> Your objective
Write out the listing from the line with "Generate a Python" to the line with "markeredgewidth=3, zorder=4, clip_on=False)", both lines included, exactly and nothing beyond. Leave pictures out.

> Source data

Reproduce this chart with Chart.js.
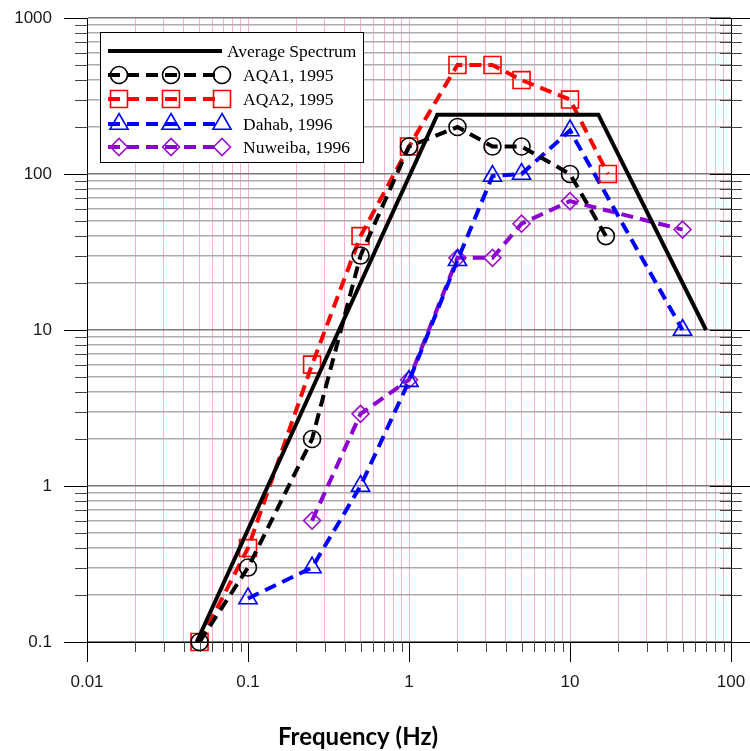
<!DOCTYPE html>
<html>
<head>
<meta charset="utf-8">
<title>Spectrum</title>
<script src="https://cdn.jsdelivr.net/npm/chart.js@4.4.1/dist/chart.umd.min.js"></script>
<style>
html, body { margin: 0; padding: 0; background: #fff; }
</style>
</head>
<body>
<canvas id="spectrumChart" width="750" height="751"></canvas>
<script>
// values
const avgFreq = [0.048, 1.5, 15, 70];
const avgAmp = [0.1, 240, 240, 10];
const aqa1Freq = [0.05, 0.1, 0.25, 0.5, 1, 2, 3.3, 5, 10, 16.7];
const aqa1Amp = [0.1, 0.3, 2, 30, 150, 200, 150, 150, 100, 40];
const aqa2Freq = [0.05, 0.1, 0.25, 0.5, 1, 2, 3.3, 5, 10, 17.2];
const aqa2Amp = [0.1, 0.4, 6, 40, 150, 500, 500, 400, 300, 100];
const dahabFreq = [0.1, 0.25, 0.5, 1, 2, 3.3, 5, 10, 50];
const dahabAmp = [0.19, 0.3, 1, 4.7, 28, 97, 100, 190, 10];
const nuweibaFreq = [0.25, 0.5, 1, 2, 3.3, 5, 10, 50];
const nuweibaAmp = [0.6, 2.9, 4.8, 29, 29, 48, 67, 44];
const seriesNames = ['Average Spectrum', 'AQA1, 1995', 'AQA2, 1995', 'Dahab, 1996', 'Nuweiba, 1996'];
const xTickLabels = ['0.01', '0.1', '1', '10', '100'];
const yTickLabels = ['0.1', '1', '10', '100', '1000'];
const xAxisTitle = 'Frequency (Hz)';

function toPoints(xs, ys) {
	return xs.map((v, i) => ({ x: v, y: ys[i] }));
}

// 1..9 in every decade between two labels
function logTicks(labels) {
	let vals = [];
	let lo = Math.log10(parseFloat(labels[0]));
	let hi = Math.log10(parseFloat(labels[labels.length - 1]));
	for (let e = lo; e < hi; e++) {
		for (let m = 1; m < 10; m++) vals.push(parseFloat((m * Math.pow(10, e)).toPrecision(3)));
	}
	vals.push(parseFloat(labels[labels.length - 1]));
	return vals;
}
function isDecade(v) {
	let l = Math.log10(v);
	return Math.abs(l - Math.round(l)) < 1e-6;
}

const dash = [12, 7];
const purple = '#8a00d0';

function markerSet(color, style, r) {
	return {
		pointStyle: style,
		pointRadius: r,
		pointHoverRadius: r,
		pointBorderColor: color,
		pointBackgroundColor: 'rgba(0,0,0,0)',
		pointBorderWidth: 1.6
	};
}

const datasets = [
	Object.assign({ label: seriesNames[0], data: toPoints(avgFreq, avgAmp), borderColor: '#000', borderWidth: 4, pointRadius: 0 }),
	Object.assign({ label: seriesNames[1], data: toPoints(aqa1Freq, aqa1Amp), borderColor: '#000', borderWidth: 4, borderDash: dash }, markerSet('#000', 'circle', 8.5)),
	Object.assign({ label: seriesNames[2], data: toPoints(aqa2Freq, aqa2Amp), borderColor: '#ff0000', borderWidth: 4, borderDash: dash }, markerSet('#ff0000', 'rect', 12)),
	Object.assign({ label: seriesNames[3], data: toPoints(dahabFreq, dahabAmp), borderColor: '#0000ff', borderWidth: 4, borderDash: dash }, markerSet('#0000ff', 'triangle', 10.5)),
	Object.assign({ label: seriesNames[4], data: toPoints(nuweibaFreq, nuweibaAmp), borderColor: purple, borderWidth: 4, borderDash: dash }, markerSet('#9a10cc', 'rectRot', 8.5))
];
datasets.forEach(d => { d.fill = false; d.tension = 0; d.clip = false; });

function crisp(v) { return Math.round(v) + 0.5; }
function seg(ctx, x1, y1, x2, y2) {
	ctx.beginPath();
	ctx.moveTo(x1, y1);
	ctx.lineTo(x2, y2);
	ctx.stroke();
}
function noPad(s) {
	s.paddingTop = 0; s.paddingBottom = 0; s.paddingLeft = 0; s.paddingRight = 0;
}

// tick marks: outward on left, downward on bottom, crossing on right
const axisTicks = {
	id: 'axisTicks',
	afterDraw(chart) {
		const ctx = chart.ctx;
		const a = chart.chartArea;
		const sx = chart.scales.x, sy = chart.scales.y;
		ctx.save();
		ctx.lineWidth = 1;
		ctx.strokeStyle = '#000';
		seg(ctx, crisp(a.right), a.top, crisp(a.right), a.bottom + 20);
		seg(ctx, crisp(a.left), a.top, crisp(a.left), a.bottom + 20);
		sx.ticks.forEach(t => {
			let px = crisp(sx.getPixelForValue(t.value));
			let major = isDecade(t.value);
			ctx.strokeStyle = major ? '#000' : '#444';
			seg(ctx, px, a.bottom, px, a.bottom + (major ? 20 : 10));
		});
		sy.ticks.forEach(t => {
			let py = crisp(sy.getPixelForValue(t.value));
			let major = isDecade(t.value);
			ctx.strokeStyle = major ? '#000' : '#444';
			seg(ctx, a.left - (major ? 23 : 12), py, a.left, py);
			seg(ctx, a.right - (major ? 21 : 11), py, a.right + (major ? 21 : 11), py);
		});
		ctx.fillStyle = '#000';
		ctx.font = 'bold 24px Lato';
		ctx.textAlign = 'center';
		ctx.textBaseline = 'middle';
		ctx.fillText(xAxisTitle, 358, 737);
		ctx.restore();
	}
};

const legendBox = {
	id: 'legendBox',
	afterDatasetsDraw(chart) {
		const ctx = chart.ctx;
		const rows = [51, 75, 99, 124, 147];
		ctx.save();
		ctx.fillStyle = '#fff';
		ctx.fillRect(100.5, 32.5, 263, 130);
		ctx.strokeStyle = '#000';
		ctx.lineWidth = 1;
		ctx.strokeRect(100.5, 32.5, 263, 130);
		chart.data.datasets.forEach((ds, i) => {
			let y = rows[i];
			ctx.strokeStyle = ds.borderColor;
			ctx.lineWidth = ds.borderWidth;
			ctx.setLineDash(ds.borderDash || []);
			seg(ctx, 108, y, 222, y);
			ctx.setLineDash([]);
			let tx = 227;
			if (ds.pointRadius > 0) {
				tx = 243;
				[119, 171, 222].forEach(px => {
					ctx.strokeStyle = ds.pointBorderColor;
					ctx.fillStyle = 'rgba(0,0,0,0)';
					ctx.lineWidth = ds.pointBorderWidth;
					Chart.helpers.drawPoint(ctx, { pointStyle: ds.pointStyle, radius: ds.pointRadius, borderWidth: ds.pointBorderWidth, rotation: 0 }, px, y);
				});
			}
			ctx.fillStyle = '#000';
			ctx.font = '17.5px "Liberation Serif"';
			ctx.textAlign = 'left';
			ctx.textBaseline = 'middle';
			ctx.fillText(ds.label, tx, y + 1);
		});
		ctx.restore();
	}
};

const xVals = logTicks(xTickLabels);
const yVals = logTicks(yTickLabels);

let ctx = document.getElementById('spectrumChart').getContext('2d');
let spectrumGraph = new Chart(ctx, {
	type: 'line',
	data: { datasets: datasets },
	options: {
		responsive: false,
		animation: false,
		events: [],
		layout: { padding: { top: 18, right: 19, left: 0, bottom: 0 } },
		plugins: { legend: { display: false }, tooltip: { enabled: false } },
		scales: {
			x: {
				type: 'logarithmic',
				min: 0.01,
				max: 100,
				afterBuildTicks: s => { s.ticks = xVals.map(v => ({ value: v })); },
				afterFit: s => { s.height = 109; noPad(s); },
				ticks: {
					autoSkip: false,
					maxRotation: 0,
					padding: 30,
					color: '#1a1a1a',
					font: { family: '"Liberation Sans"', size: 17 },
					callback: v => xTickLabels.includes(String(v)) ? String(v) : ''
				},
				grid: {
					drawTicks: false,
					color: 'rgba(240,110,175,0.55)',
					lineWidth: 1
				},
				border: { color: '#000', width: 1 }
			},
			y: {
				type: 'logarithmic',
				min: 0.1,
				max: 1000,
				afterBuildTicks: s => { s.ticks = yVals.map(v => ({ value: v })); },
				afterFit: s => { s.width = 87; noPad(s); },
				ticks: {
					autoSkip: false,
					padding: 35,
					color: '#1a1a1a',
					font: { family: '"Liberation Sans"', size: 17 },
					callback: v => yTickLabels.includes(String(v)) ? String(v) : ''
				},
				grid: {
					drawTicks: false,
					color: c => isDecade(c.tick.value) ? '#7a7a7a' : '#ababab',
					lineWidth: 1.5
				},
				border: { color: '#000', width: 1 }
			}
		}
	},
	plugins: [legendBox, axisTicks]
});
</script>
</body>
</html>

---

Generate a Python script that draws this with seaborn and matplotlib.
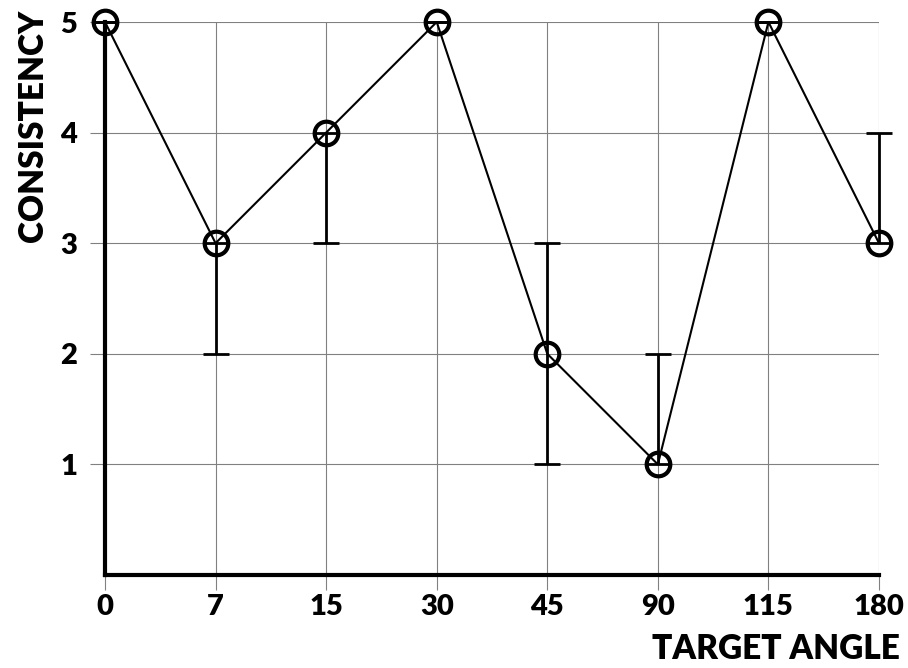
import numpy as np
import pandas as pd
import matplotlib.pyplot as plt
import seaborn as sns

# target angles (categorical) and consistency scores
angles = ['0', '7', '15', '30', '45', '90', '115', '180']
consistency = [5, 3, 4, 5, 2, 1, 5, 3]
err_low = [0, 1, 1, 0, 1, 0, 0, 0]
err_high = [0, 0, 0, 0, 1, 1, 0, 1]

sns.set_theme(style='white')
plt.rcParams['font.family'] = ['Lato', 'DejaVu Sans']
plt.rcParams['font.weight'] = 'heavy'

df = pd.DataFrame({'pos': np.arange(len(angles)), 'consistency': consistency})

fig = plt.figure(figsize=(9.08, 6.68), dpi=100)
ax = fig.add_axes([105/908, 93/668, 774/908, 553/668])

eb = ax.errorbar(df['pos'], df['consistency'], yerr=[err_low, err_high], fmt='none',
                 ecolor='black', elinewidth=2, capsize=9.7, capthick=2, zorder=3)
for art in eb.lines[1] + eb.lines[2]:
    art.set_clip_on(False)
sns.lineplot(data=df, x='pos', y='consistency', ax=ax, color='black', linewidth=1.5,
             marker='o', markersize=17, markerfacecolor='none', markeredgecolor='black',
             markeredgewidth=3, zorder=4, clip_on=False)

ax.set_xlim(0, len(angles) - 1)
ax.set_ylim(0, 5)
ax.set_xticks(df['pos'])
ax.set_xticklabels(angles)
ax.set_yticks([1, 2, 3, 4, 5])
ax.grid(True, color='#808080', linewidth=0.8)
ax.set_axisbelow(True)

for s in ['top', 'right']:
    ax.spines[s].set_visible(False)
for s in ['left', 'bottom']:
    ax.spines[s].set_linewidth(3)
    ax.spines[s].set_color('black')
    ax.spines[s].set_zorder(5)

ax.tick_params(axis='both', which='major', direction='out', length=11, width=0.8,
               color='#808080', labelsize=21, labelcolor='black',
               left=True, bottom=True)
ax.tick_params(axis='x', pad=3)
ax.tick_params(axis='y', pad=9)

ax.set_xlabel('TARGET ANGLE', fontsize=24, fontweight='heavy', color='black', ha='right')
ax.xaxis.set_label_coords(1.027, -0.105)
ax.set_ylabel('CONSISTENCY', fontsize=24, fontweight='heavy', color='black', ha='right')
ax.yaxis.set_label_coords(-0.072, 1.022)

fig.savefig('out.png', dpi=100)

---

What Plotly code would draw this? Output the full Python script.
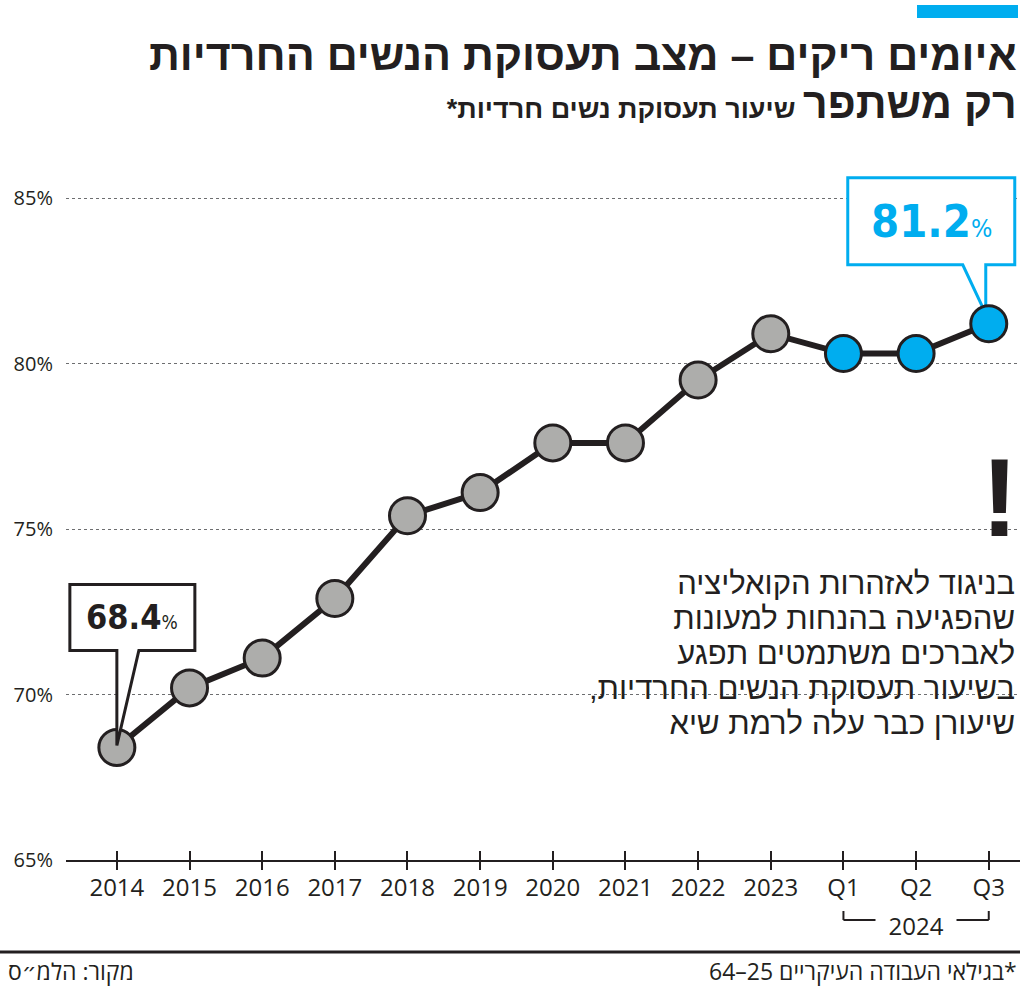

> Solution to this exercise
Generate a Python script that draws this with seaborn and matplotlib.
import numpy as np
import pandas as pd
import matplotlib.pyplot as plt
import seaborn as sns

# target angles (categorical) and consistency scores
angles = ['0', '7', '15', '30', '45', '90', '115', '180']
consistency = [5, 3, 4, 5, 2, 1, 5, 3]
err_low = [0, 1, 1, 0, 1, 0, 0, 0]
err_high = [0, 0, 0, 0, 1, 1, 0, 1]

sns.set_theme(style='white')
plt.rcParams['font.family'] = ['Lato', 'DejaVu Sans']
plt.rcParams['font.weight'] = 'heavy'

df = pd.DataFrame({'pos': np.arange(len(angles)), 'consistency': consistency})

fig = plt.figure(figsize=(9.08, 6.68), dpi=100)
ax = fig.add_axes([105/908, 93/668, 774/908, 553/668])

eb = ax.errorbar(df['pos'], df['consistency'], yerr=[err_low, err_high], fmt='none',
                 ecolor='black', elinewidth=2, capsize=9.7, capthick=2, zorder=3)
for art in eb.lines[1] + eb.lines[2]:
    art.set_clip_on(False)
sns.lineplot(data=df, x='pos', y='consistency', ax=ax, color='black', linewidth=1.5,
             marker='o', markersize=17, markerfacecolor='none', markeredgecolor='black',
             markeredgewidth=3, zorder=4, clip_on=False)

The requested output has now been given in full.